Simple searches over default fields (index, sourcetype, etc)
Configuring datamodels in advance for known fieldsets

It wasn’t possible to use custom fields in your aggregations. In Splunk v7, you can use TERMs as bloomfilters to select data - | tstats summariesonly=t count where index="test_data" TERM(VendorID=1043) by sourcetype - but not in the by clause.

The solution is here with PREFIX

With this background, we’re finally ready to dive into why I think PREFIX is the most exciting new feature in Splunk v8. PREFIX solves these issues by letting you specify an indexed field syntax on the fly.

The data we need has been in the tsidx file all along, but Splunk didn’t know that it was actually a field we could use. If we could just tell Splunk that VendorID=1043 actually specifies a key-value pair, we could use it just like the indexed fields (index::test_data) or pre-configured datamodel fields (user::tyler), without any prior setup. To illustrate, we can now finally group by VendorID simply by specifying the format we expect. The syntax we use is PREFIX(vendorid=), but this could equally be any raw value separated by a minor breaker.

Yay!

Nothing in this life is perfect

Unfortunately, there’s still a few scenarios where PREFIX can’t be used.

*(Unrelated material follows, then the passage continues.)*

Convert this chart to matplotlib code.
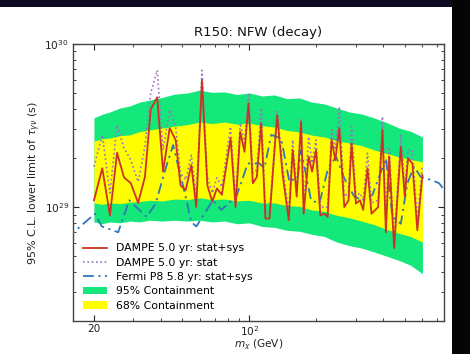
import matplotlib
matplotlib.use("Agg")
import matplotlib.pyplot as plt
import matplotlib.ticker as mticker
from matplotlib.patches import Rectangle, Patch
from matplotlib.lines import Line2D
import numpy as np

# ---- data ----
mass_dampe = [20.0, 21.8, 23.6, 25.4, 27.3, 29.3, 31.6, 33.9, 36.0, 38.5, 40.9, 43.8, 46.6, 49.0,
              51.7, 54.8, 57.7, 61.2, 64.7, 68.1, 71.4, 75.2, 82.3, 86.7, 90.9, 95.1, 99.1, 103.6,
              108, 113, 118.1, 123.1, 133.3, 141.2, 150.3, 156.6, 163.2, 170.8, 175.4, 184.7, 191.3,
              199.4, 208.4, 217.3, 224.8, 234.2, 243.4, 253.6, 267.1, 279.2, 288, 301.3, 314.1, 324.9,
              339.7, 354, 379.4, 396.6, 410.9, 425, 447.6, 479.6, 499.7, 517, 540.6, 569, 599.6]
dampe_statsys = [1.10, 1.73, 0.89, 2.15, 1.52, 1.40, 1.06, 1.53, 3.97, 4.71, 1.65, 3.05, 2.58, 1.36,
                 1.27, 1.81, 1.00, 6.0, 1.36, 1.08, 1.30, 1.19, 2.64, 1.00, 2.90, 2.18, 4.33, 1.40,
                 1.53, 3.26, 0.85, 0.85, 3.66, 1.57, 0.83, 2.24, 1.16, 3.34, 0.91, 2.04, 1.65,
                 2.24, 0.89, 0.91, 0.87, 2.58, 1.94, 3.05, 1.00, 1.10, 2.46, 1.05, 1.10, 0.96,
                 1.73, 0.91, 1.00, 2.97, 0.70, 2.04, 0.56, 2.34, 1.16, 1.99, 1.85, 0.72, 1.57]  # x1e29 s
dampe_stat = [1.77, 2.77, 1.22, 3.18, 2.30, 1.94, 1.43, 2.34, 5.0, 6.9, 2.24, 3.94, 3.11, 1.62,
              1.47, 2.08, 1.16, 6.9, 1.53, 1.22, 1.51, 1.33, 3.11, 1.10, 3.27, 2.47, 5.0, 1.62,
              1.69, 4.05, 0.92, 0.92, 3.94, 1.77, 0.92, 2.58, 1.27, 3.51, 1.00, 2.70, 1.86,
              2.58, 1.00, 1.00, 1.00, 2.97, 2.24, 4.12, 1.16, 1.22, 3.11, 1.16, 1.22, 1.10,
              2.14, 1.06, 1.10, 3.58, 0.83, 2.34, 0.63, 2.77, 1.33, 2.24, 2.24, 0.83, 1.77]  # x1e29 s

mass_fermi = [15.0, 20.2, 21.7, 25.7, 28.8, 34.5, 37.9, 41.6, 45.4, 51.2, 54.8, 57.7, 68.5, 74.8,
              87.3, 98.4, 111, 116.9, 125.3, 138.9, 151.3, 164.9, 170.8, 189.4, 206.4, 224.8, 245.2,
              267.1, 296.1, 322.5, 357.7, 410.9, 439.8, 479.6, 513.4, 550.2, 589.7, 654, 712.5, 760]
fermi_statsys = [0.64, 0.91, 0.76, 0.70, 1.10, 0.87, 1.05, 1.65, 2.40, 1.22, 0.81, 0.76, 1.10, 0.96,
                 1.16, 1.85, 1.85, 1.73, 2.77, 2.64, 1.43, 1.53, 2.24, 1.10, 1.05, 1.69, 2.04,
                 1.50, 1.16, 1.10, 1.19, 1.99, 0.87, 0.79, 1.40, 1.77, 1.53, 1.47, 1.40, 1.25]  # x1e29 s

mass_band = [20, 21.7, 23.6, 26.2, 29.0, 32.1, 35.6, 40.5, 46.2, 52.5, 59.7, 67.9, 77.3, 88.0, 100,
             114, 129.6, 147.5, 167.8, 191, 217.3, 247, 281.2, 320, 364, 414, 471, 530, 600]
band95_hi = [3.52, 3.70, 3.83, 4.05, 4.17, 4.40, 4.53, 4.70, 4.93, 5.00, 5.22, 5.05, 5.08, 4.90,
             5.01, 4.80, 4.87, 4.62, 4.67, 4.40, 4.29, 4.05, 3.83, 3.72, 3.52, 3.30, 3.05, 2.92, 2.69]
band68_hi = [2.54, 2.62, 2.65, 2.74, 2.77, 2.90, 2.97, 3.05, 3.14, 3.20, 3.32, 3.25, 3.32, 3.22,
             3.27, 3.15, 3.10, 2.95, 2.89, 2.76, 2.69, 2.55, 2.47, 2.38, 2.24, 2.13, 2.03, 1.96, 1.89]
band68_lo = [1.06, 1.04, 1.06, 1.05, 1.07, 1.08, 1.10, 1.09, 1.12, 1.11, 1.14, 1.11, 1.12, 1.09,
             1.10, 1.06, 1.06, 1.02, 1.01, 0.96, 0.94, 0.89, 0.86, 0.82, 0.78, 0.73, 0.69, 0.66, 0.61]
band95_lo = [0.81, 0.79, 0.81, 0.80, 0.82, 0.81, 0.83, 0.82, 0.83, 0.82, 0.83, 0.81, 0.82, 0.79,
             0.80, 0.76, 0.75, 0.72, 0.71, 0.68, 0.66, 0.61, 0.58, 0.56, 0.53, 0.50, 0.47, 0.44, 0.39]

scale = 1e29

W, H = 470, 354
fig = plt.figure(figsize=(W / 100, H / 100), dpi=100)
fig.patch.set_facecolor("white")
ax = fig.add_axes([73 / W, (H - 321) / H, (444 - 73) / W, (321 - 44) / H])

def s(v):
    return [x * scale for x in v]

GREEN = "#14e87a"
ax.fill_between(mass_band, s(band95_lo), s(band95_hi), color=GREEN, lw=0, zorder=1)
ax.fill_between(mass_band, s(band68_lo), s(band68_hi), color="#ffff00", lw=0, zorder=2)
ax.plot(mass_dampe, s(dampe_statsys), color="#cc3322", lw=1.3, zorder=5)
ax.plot(mass_dampe, s(dampe_stat), color="#9a70c8", lw=1.2, ls=(0, (1, 1.6)), zorder=4)
ax.plot(mass_fermi, s(fermi_statsys), color="#2f78b4", lw=1.3, ls=(0, (6, 2.5, 1.2, 2.5)), zorder=3)

ax.set_xscale("log")
ax.set_yscale("log")
ax.set_xlim(16.1, 750)
ax.set_ylim(2e28, 1e30)

ax.set_xticks([20, 100])
ax.set_xticklabels(["20", "$10^2$"])
ax.xaxis.set_minor_locator(mticker.LogLocator(base=10, subs=np.arange(2, 10), numticks=20))
ax.xaxis.set_minor_formatter(mticker.NullFormatter())
ax.yaxis.set_major_locator(mticker.LogLocator(base=10, numticks=10))
ax.yaxis.set_minor_locator(mticker.LogLocator(base=10, subs=np.arange(2, 10), numticks=20))
ax.yaxis.set_minor_formatter(mticker.NullFormatter())

ax.tick_params(which="both", direction="in", top=True, right=True, labelsize=7.6, colors="#222222")
ax.tick_params(which="major", length=4.5, width=0.8, pad=3)
ax.tick_params(axis="x", which="major", pad=2)
ax.tick_params(which="minor", length=2.2, width=0.6)
for sp in ax.spines.values():
    sp.set_color("#444444")
    sp.set_linewidth(1.0)

ax.set_title("R150: NFW (decay)", fontsize=9.5, pad=6, color="#111111")
ax.set_xlabel(r"$m_\chi$ (GeV)", fontsize=7.6, color="#222222", labelpad=0)
ax.set_ylabel(r"95% C.L. lower limit of $\tau_{\gamma\nu}$ (s)", fontsize=8, color="#222222", labelpad=1)

handles = [
    Line2D([], [], color="#cc3322", lw=1.3),
    Line2D([], [], color="#9a70c8", lw=1.2, ls=(0, (1, 1.6))),
    Line2D([], [], color="#2f78b4", lw=1.3, ls=(0, (6, 2.5, 1.2, 2.5))),
    Patch(facecolor=GREEN, edgecolor="none"),
    Patch(facecolor="#ffff00", edgecolor="none"),
]
labels = ["DAMPE 5.0 yr: stat+sys", "DAMPE 5.0 yr: stat", "Fermi P8 5.8 yr: stat+sys",
          "95% Containment", "68% Containment"]
ax.legend(handles, labels, loc="lower left", frameon=False, fontsize=7.8,
          handlelength=2.2, handletextpad=0.8, labelspacing=0.4, borderaxespad=0.55)

# dark border strips of the screenshot
fig.patches.append(Rectangle((0, 1 - 7 / H), 1, 7 / H, transform=fig.transFigure,
                             facecolor="#0c0a20", edgecolor="none", zorder=10))
fig.patches.append(Rectangle((452 / W, 0), 18 / W, 1, transform=fig.transFigure,
                             facecolor="#050505", edgecolor="none", zorder=10))

fig.savefig("out.png", dpi=100)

It requires key-value pairs to be contained within major breakers (like a space or |), with only a minor breaker separating them (like = or :.) This means that the below examples sadly aren’t applicable:

field: value -> the major separator here (space) means these terms are indexed separately.
"field":"value" -> the quote marks are major separators, also meaning PREFIX can’t be used.
field=value1|value2 -> | is a major breaker, so using PREFIX(field=) would only give you value1

While this does exlude JSON data and a few others, a lot of common formats like CEF and Splunk’s built-in collect’s raw option for summary indexes work perfectly.

In the right situations, PREFIX can give you a massive performance boost to your searches, and adds a lot of flexibility to the potential of tstats. While Splunk 8 has been out for over a year now, I still hope this has been useful to surface a power user feature that isn’t always talked about in the marketing materials.